There is also a widespread but groundless fear of classical music disappearing with its audiences. But in Asia we see large numbers of young people swarming to classical concerts. Even if in most other places the elderly still makes up a large percentage of our audiences, – so what, we adore our “sea of grey”! – a new grey will always replace the old grey. As Marc Taddei writes: “Just because one does not understand something does not mean that it should not be supported.” I would add: “Just because one does not understand something now.” It all begins and ends with education.

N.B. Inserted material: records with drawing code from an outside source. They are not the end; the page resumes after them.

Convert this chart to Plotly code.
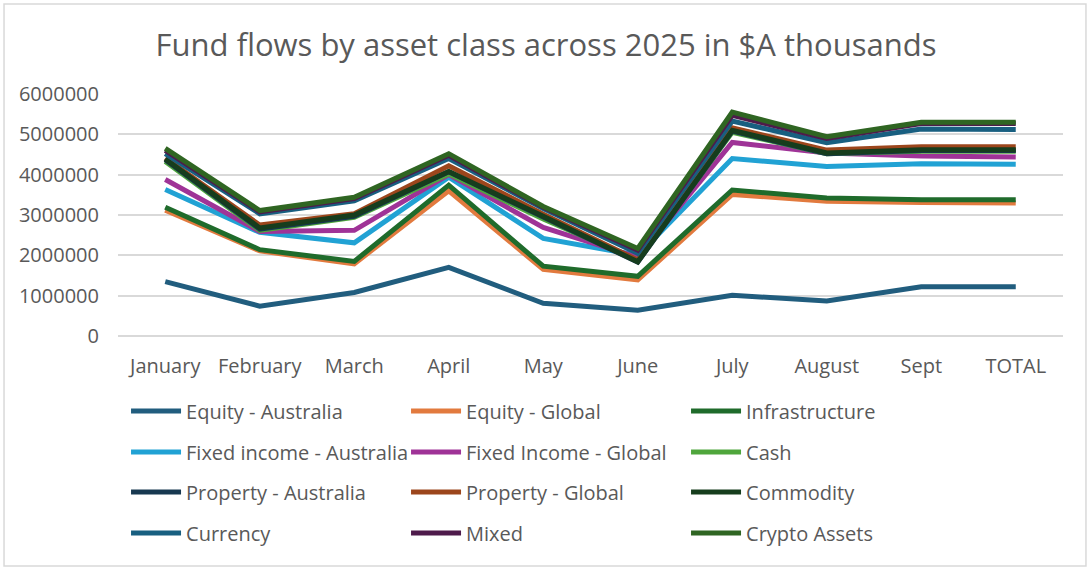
import plotly.graph_objects as go

months = ["January", "February", "March", "April", "May", "June", "July", "August", "Sept", "TOTAL"]

equity_australia = [1350000, 740000, 1080000, 1700000, 810000, 640000, 1010000, 870000, 1220000, 1220000]
equity_global = [3120000, 2110000, 1790000, 3600000, 1650000, 1390000, 3510000, 3340000, 3310000, 3300000]
infrastructure = [3190000, 2140000, 1850000, 3740000, 1730000, 1480000, 3620000, 3420000, 3380000, 3380000]
fixed_income_australia = [3630000, 2570000, 2310000, 3940000, 2420000, 2000000, 4400000, 4200000, 4270000, 4260000]
fixed_income_global = [3880000, 2590000, 2620000, 4000000, 2690000, 1950000, 4800000, 4540000, 4460000, 4440000]
cash = [4330000, 2620000, 2940000, 4020000, 2900000, 1880000, 5050000, 4520000, 4580000, 4580000]
property_australia = [4370000, 2650000, 2970000, 4070000, 2950000, 1830000, 5080000, 4520000, 4600000, 4600000]
property_global = [4410000, 2750000, 3030000, 4220000, 3020000, 1880000, 5160000, 4610000, 4690000, 4690000]
commodity = [4390000, 2680000, 3000000, 4080000, 2970000, 1840000, 5100000, 4540000, 4620000, 4620000]
currency = [4520000, 3030000, 3350000, 4400000, 3160000, 2050000, 5330000, 4790000, 5130000, 5120000]
mixed = [4600000, 3080000, 3410000, 4480000, 3190000, 2130000, 5470000, 4900000, 5270000, 5270000]
crypto_assets = [4650000, 3110000, 3440000, 4520000, 3210000, 2170000, 5550000, 4940000, 5300000, 5300000]

series = [
    ("Equity - Australia", equity_australia, "#215d7e", "legend"),
    ("Equity - Global", equity_global, "#e27a3e", "legend"),
    ("Infrastructure", infrastructure, "#1f6b2b", "legend"),
    ("Fixed income - Australia", fixed_income_australia, "#21a2d4", "legend2"),
    ("Fixed Income - Global", fixed_income_global, "#9f3397", "legend2"),
    ("Cash", cash, "#4fa63c", "legend2"),
    ("Property - Australia", property_australia, "#173850", "legend3"),
    ("Property - Global", property_global, "#9c461c", "legend3"),
    ("Commodity", commodity, "#163d1d", "legend3"),
    ("Currency", currency, "#185f80", "legend4"),
    ("Mixed", mixed, "#4e1b4b", "legend4"),
    ("Crypto Assets", crypto_assets, "#2f6522", "legend4"),
]

fig = go.Figure()
for name, vals, color, lg in series:
    fig.add_trace(go.Scatter(
        x=months, y=vals, name=name, mode="lines",
        line=dict(color=color, width=5),
        legend=lg,
    ))

font_family = "'Open Sans', Lato, sans-serif"
gray = "#595959"

def leg(y):
    return dict(
        orientation="h", x=0.0085, xanchor="left", y=y, yanchor="middle",
        entrywidth=215, entrywidthmode="pixels", itemwidth=50,
        font=dict(family=font_family, size=20, color=gray),
        bgcolor="rgba(0,0,0,0)", traceorder="normal",
    )

fig.update_layout(
    width=1092, height=571,
    margin=dict(l=118, r=29, t=94, b=235, autoexpand=False),
    paper_bgcolor="white", plot_bgcolor="white",
    title=dict(
        text="Fund flows by asset class across 2025 in $A thousands",
        x=0.5, xref="container", xanchor="center",
        y=0.921, yref="container", yanchor="middle",
        font=dict(family=font_family, size=31, color=gray),
    ),
    xaxis=dict(
        type="category", range=[-0.5, 9.5],
        showgrid=False, zeroline=False, showline=False,
        ticks="", ticklabelstandoff=16,
        tickfont=dict(family=font_family, size=20, color=gray),
    ),
    yaxis=dict(
        range=[0, 6000000], dtick=1000000, tickformat="d",
        showgrid=True, gridcolor="#d9d9d9", gridwidth=1.5,
        zeroline=True, zerolinecolor="#d9d9d9", zerolinewidth=1.5,
        showline=False, ticks="", ticklabelstandoff=18,
        tickfont=dict(family=font_family, size=20, color=gray),
    ),
    legend=leg(-0.3099),
    legend2=leg(-0.4793),
    legend3=leg(-0.6446),
    legend4=leg(-0.8140),
    showlegend=True,
    hovermode=False,
    shapes=[dict(
        type="rect", xref="paper", yref="paper",
        x0=-0.1206, x1=1.0243, y0=-0.950, y1=1.372,
        line=dict(color="#d9d9d9", width=1.5), fillcolor="rgba(0,0,0,0)",
        layer="below",
    )],
)

fig.write_html("out.html", config={"displayModeBar": False},
               post_script="document.body.style.margin='0';")
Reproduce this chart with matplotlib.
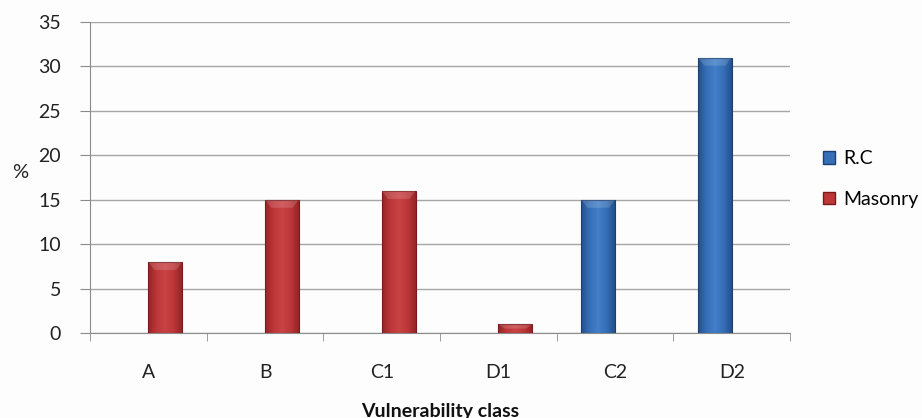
import numpy as np
import matplotlib.pyplot as plt
from matplotlib.colors import LinearSegmentedColormap
from matplotlib.patches import Patch

# === Data ===
categories = ["A", "B", "C1", "D1", "C2", "D2"]
rc_values = [0, 0, 0, 0, 15, 31]
masonry_values = [8, 15, 16, 1, 0, 0]
series_names = ["R.C", "Masonry"]
y_ticks = [0, 5, 10, 15, 20, 25, 30, 35]

plt.rcParams['font.family'] = ['Lato', 'DejaVu Sans']

fig = plt.figure(figsize=(9.22, 4.18), dpi=100, facecolor='#fdfdfd')
ax = fig.add_axes([0.0976, 0.2033, 0.7594, 0.744])
ax.set_facecolor('#fdfdfd')

x = np.arange(len(categories))
width = 0.29

red_cmap = LinearSegmentedColormap.from_list('red', ['#962527', '#bd3739', '#c94345', '#bd3739', '#962527'])
blue_cmap = LinearSegmentedColormap.from_list('blue', ['#23518c', '#366fb8', '#4280c9', '#366fb8', '#23518c'])
grad = np.linspace(0, 1, 64).reshape(1, -1)


def gradient_bars(bars, cmap, edge):
    for b in bars:
        h = b.get_height()
        if h <= 0:
            continue
        x0 = b.get_x()
        w = b.get_width()
        b.set_facecolor('none')
        b.set_edgecolor(edge)
        b.set_linewidth(0.8)
        im = ax.imshow(grad, cmap=cmap, aspect='auto', extent=[x0, x0 + w, 0, h], zorder=2)
        im.set_clip_path(b)
        # bevelled top highlight
        cap = min(0.9, h * 0.5)
        ax.fill([x0, x0 + w, x0 + w * 0.82, x0 + w * 0.18], [h, h, h - cap, h - cap],
                color='white', alpha=0.15, zorder=3, lw=0)


rc_bars = ax.bar(x - width / 2, rc_values, width, zorder=3)
ms_bars = ax.bar(x + width / 2, masonry_values, width, zorder=3)
gradient_bars(rc_bars, blue_cmap, '#1c4070')
gradient_bars(ms_bars, red_cmap, '#7a1a1c')

ax.set_xlim(-0.5, len(categories) - 0.5)
ax.set_ylim(0, 35)
ax.set_yticks(y_ticks)
ax.yaxis.grid(True, color='#a6a6a6', lw=1)
ax.set_axisbelow(True)

ax.set_xticks(x)
ax.set_xticklabels(categories)
ax.set_xticks(np.arange(len(categories) + 1) - 0.5, minor=True)
ax.tick_params(axis='x', which='major', length=0, pad=22, labelsize=14, colors='#222222')
ax.tick_params(axis='x', which='minor', length=6, color='#8c8c8c', direction='out')
ax.tick_params(axis='y', length=7, color='#8c8c8c', pad=14, labelsize=14, labelcolor='#222222')

for s in ['top', 'right']:
    ax.spines[s].set_visible(False)
ax.spines['left'].set_color('#8c8c8c')
ax.spines['bottom'].set_color('#8c8c8c')

ax.set_xlabel("Vulnerability class", fontsize=14, fontweight='bold', labelpad=16, color='#111111')
fig.text(0.022, 0.588, "%", fontsize=14.5, ha='center', va='center', color='#222222')

handles = [Patch(facecolor='#366fb8', edgecolor='#1c4070'),
           Patch(facecolor='#bd3739', edgecolor='#7a1a1c')]
fig.legend(handles, series_names, loc='center left', bbox_to_anchor=(0.874, 0.572),
           frameon=False, fontsize=14, handlelength=0.6, handleheight=0.6,
           handletextpad=0.45, labelspacing=1.2)

fig.savefig('out.png', dpi=100, facecolor=fig.get_facecolor())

So, does a forward-thinking country like New Zealand, a country where culture and diversity forms its basic bedrock, really want to have a hand in tarnishing the richness of cultural experiences? Do we want to pander to the lowest common denominator in order to fill the spreadsheets and chase capitalistic ambitions? Or do we really want to ensure that future generations will continue to enjoy the benefits of being openly exposed to the arts and culture, to profound ideas, to critical thinking and appreciation?
Even in a utopian society, a station like RNZ Concert may not attract the vast majority of today’s youth. Yet for those young people, those whose creativity, sensitivity and imagination, still unbeknownst to them, already set in place and are only laying buried, patiently waiting for that serendipitous moment, that single spark to ignite them; for those youth, losing this station and its presenters would irrevocably damage and unfairly rob them of their chances of having a miraculous encounter that would set them on an immensely fulfilling and life-changing journey.
As a latecomer to the party, I consider myself incredibly lucky to have made this fortuitous discovery of classical music thanks to RNZ Concert. When I consider what this “accident” has already done for my life thus far, how much it has nourished my soul and affirmed my existence, I can’t begin to imagine what further miracles would play out if only more young Kiwis were exposed to the wonders of classical music.
“And how do we do that?” one might ask. Simple. It would be as easy as switching on the radio, tuning in to RNZ Concert, and simply letting the magic happen, a kind of magic no other platform could ever recreate.
Optimistic, hopeful and in good faith.